**RECORDED DATA:**
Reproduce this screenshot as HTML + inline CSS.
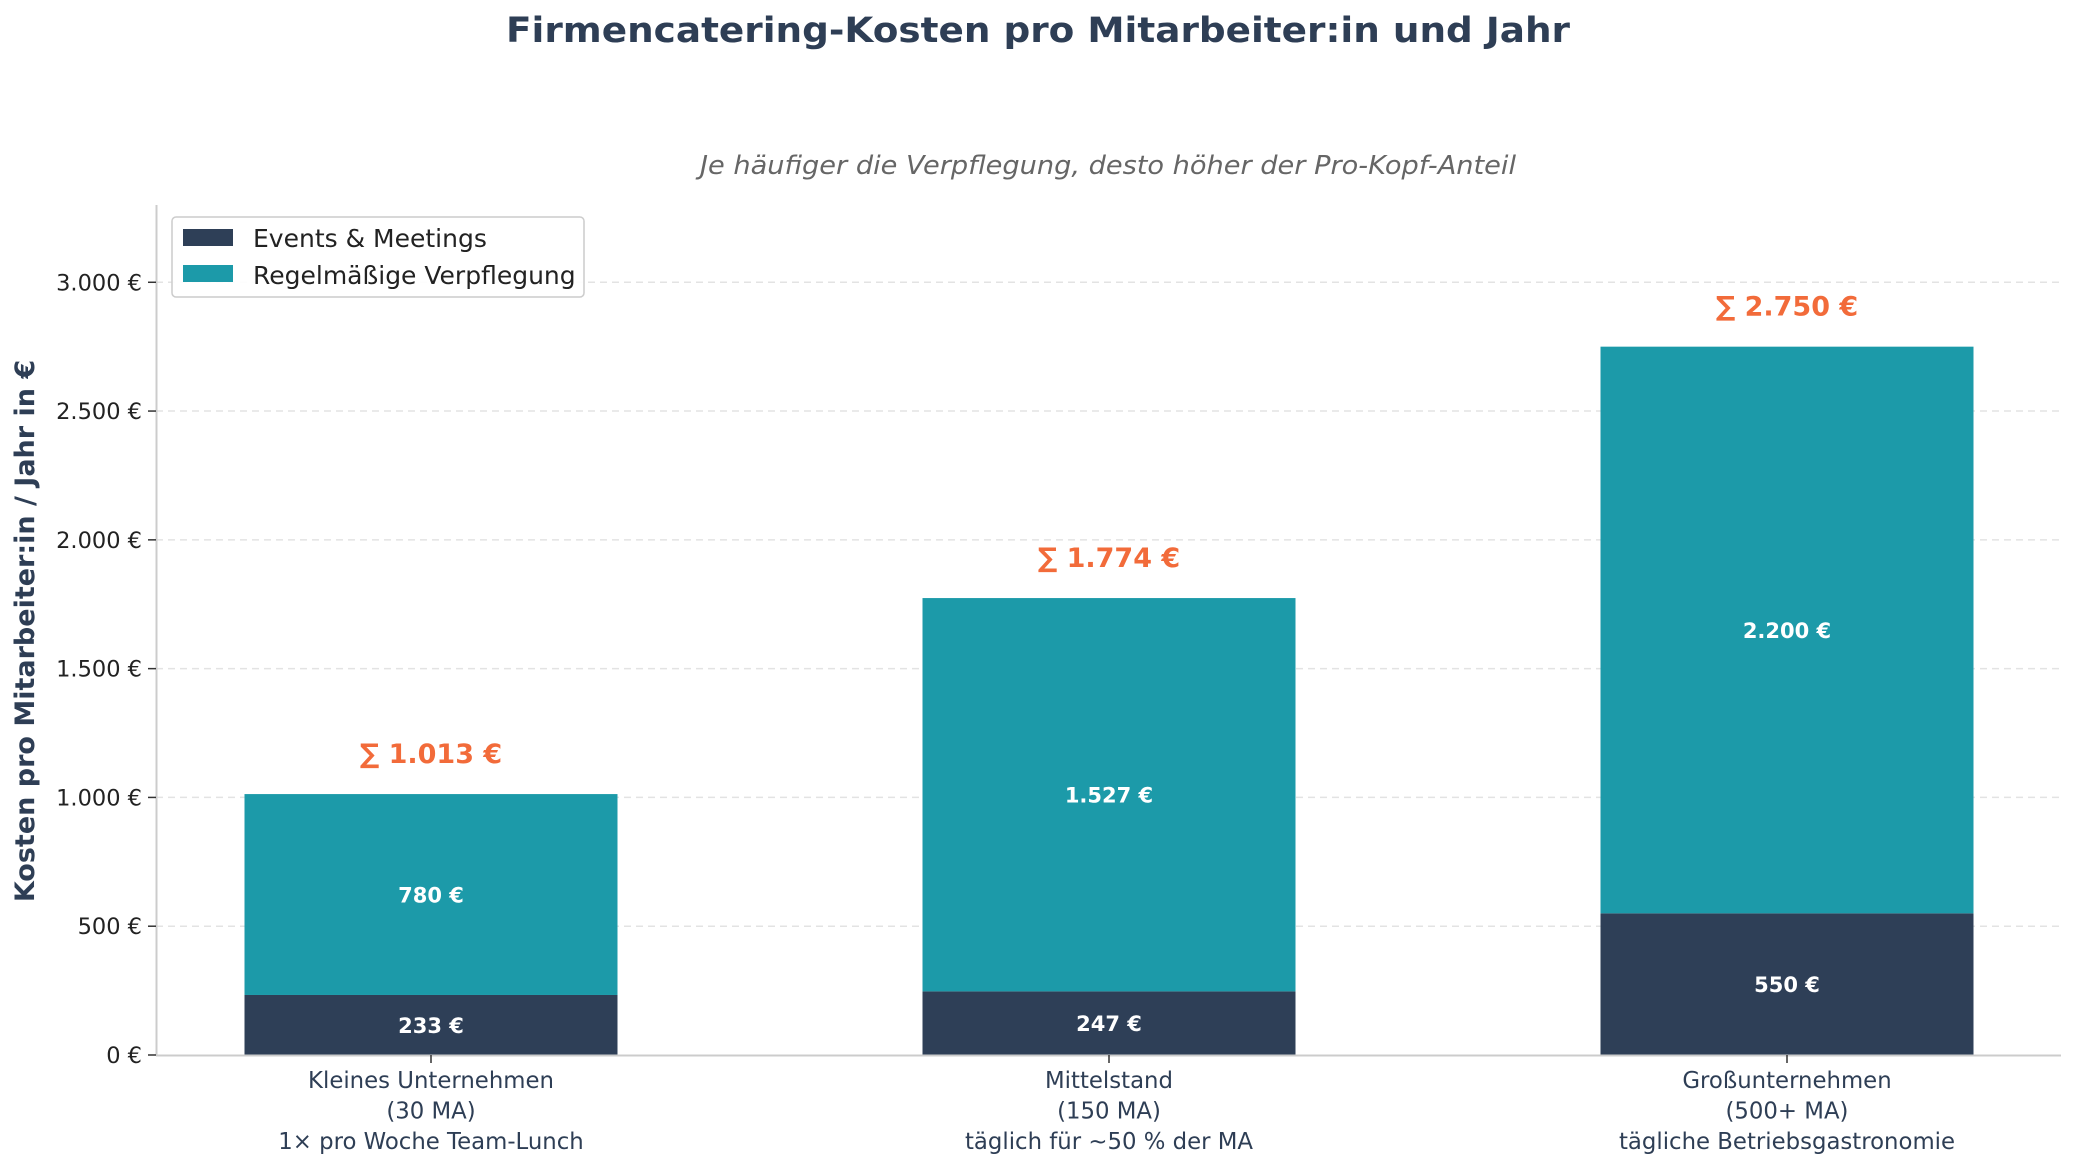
--
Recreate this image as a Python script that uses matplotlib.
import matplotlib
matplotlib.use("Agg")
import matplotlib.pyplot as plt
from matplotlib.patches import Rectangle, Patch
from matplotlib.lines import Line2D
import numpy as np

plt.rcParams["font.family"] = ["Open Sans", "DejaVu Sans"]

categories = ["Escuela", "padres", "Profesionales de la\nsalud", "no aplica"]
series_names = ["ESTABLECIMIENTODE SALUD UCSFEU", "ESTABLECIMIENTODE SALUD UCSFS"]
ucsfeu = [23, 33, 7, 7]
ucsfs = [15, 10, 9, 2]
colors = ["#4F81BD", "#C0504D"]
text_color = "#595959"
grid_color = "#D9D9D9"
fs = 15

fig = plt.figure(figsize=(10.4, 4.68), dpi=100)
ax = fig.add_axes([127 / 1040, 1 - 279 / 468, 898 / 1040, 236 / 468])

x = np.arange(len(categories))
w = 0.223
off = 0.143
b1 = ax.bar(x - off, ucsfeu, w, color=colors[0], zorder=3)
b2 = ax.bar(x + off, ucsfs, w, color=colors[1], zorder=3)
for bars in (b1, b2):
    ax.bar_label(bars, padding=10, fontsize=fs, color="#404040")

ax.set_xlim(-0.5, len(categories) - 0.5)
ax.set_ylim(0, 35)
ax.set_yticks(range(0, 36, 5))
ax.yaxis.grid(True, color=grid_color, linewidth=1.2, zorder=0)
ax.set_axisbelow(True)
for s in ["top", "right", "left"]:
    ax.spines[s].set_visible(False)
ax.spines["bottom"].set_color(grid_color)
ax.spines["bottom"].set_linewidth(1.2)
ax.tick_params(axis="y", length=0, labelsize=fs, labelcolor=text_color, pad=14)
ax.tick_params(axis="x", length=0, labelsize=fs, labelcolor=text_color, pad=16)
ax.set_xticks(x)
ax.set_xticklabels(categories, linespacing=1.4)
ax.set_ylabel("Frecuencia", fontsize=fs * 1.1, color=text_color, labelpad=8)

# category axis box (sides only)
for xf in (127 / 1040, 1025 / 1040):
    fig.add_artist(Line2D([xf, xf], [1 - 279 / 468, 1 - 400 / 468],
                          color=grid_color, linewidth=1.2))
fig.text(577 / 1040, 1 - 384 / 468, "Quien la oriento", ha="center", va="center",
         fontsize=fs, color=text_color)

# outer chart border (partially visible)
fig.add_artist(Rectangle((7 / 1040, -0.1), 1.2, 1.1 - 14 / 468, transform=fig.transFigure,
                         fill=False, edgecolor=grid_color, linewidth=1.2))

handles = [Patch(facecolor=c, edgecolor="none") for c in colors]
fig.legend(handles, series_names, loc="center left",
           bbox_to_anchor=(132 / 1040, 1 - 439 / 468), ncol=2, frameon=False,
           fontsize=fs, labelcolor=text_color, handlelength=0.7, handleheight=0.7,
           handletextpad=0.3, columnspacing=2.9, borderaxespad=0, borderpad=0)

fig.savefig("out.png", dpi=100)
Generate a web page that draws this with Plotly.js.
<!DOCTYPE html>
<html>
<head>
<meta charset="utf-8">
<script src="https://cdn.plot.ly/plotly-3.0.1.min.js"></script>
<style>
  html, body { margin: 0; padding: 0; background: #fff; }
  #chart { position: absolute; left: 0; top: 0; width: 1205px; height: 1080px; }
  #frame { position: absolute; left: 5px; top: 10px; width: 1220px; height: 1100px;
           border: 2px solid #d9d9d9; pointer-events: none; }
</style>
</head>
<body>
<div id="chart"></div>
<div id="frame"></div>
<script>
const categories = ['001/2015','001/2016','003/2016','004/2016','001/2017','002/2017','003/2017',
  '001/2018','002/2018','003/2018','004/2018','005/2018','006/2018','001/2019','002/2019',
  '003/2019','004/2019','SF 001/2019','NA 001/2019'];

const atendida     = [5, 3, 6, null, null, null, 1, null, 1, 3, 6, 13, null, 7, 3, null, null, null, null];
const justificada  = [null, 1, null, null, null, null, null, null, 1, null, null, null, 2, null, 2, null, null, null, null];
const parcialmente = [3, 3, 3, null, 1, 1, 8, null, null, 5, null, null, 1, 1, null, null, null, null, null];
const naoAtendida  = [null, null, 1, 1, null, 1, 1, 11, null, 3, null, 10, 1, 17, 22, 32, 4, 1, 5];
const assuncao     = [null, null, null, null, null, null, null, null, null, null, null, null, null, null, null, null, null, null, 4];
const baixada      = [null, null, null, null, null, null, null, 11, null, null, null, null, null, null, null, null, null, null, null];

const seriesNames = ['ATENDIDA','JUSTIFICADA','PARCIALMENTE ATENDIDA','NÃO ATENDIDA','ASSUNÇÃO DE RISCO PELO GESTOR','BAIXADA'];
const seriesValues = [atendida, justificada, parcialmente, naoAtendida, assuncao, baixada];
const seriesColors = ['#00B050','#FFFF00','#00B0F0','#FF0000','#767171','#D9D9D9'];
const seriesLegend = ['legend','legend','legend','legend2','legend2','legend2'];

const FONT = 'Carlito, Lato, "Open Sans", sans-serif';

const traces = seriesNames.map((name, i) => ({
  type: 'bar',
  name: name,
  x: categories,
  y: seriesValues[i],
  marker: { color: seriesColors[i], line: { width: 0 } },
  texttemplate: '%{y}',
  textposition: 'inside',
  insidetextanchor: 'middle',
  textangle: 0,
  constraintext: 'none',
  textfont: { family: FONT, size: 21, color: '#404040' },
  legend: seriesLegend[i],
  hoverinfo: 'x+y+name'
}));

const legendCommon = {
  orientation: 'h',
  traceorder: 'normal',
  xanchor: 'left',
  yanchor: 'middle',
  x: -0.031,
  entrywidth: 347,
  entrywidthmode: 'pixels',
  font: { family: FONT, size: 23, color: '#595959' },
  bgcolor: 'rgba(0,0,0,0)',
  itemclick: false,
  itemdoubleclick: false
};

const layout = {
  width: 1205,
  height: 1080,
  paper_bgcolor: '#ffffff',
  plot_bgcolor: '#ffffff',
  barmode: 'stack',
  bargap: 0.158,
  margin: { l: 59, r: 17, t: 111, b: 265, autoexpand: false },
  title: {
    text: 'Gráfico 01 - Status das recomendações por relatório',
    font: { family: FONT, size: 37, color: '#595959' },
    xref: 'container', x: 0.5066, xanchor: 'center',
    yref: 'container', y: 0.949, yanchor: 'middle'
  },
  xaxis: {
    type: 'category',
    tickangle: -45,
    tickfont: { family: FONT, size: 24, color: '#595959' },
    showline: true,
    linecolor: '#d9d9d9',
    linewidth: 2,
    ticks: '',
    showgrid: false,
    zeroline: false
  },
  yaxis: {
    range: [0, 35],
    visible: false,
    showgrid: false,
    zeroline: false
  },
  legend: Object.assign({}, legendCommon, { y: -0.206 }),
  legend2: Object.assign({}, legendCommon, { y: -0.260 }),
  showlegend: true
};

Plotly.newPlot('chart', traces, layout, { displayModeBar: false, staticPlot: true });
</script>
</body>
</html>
* * *
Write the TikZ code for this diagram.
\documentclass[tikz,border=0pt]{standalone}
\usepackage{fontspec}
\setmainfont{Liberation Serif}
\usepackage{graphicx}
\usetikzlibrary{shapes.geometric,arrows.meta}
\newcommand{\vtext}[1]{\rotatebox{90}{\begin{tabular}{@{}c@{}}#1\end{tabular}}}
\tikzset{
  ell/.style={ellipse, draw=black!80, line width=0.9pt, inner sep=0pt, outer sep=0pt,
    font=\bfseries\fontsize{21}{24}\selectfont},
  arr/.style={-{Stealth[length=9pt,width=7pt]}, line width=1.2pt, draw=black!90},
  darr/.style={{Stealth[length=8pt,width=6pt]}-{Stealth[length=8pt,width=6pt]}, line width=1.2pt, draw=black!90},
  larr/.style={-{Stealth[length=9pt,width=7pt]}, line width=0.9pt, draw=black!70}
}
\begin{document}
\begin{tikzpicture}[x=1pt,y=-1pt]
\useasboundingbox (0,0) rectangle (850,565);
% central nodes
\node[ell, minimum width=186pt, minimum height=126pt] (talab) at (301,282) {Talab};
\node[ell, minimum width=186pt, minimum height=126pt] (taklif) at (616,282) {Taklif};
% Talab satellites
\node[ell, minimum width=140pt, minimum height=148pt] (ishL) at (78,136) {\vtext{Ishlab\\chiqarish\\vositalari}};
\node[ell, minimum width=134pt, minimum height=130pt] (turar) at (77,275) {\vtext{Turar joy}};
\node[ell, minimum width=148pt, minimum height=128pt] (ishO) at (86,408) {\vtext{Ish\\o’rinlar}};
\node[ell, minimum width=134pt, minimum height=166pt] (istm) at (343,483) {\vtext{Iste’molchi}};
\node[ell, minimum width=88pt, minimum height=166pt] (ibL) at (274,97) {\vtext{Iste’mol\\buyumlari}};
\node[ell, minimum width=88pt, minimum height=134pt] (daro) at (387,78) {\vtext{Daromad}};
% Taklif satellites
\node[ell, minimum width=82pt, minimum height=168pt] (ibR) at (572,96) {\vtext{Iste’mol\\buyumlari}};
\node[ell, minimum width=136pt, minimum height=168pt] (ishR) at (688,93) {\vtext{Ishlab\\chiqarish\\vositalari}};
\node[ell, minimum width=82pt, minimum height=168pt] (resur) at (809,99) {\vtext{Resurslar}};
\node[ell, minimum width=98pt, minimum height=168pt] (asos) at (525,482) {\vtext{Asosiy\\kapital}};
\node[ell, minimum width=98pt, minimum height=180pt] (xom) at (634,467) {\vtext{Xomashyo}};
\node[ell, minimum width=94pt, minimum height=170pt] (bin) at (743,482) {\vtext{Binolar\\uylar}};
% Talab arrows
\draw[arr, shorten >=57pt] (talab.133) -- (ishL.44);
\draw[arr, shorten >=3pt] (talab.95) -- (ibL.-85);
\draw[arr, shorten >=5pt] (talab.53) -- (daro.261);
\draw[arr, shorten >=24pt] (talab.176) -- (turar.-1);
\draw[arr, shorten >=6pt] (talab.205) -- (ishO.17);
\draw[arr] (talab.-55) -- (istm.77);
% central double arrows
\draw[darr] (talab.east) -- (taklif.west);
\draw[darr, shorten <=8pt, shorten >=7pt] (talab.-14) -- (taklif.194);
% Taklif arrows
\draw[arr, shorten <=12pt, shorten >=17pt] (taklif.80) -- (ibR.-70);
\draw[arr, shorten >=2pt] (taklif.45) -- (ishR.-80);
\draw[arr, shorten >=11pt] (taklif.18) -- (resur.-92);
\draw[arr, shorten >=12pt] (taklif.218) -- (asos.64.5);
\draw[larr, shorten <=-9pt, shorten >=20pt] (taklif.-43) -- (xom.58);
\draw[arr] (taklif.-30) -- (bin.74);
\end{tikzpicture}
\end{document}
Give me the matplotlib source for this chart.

**EXERCISE:**
From the records above, transcribe without alteration every line from the one with "Recreate this image" to the one with "ax = fig.add_axes([127", inclusive.

**WRITTEN RESPONSE:**
Recreate this image as a Python script that uses matplotlib.
import matplotlib
matplotlib.use("Agg")
import matplotlib.pyplot as plt
from matplotlib.patches import Rectangle, Patch
from matplotlib.lines import Line2D
import numpy as np

plt.rcParams["font.family"] = ["Open Sans", "DejaVu Sans"]

categories = ["Escuela", "padres", "Profesionales de la\nsalud", "no aplica"]
series_names = ["ESTABLECIMIENTODE SALUD UCSFEU", "ESTABLECIMIENTODE SALUD UCSFS"]
ucsfeu = [23, 33, 7, 7]
ucsfs = [15, 10, 9, 2]
colors = ["#4F81BD", "#C0504D"]
text_color = "#595959"
grid_color = "#D9D9D9"
fs = 15

fig = plt.figure(figsize=(10.4, 4.68), dpi=100)
ax = fig.add_axes([127 / 1040, 1 - 279 / 468, 898 / 1040, 236 / 468])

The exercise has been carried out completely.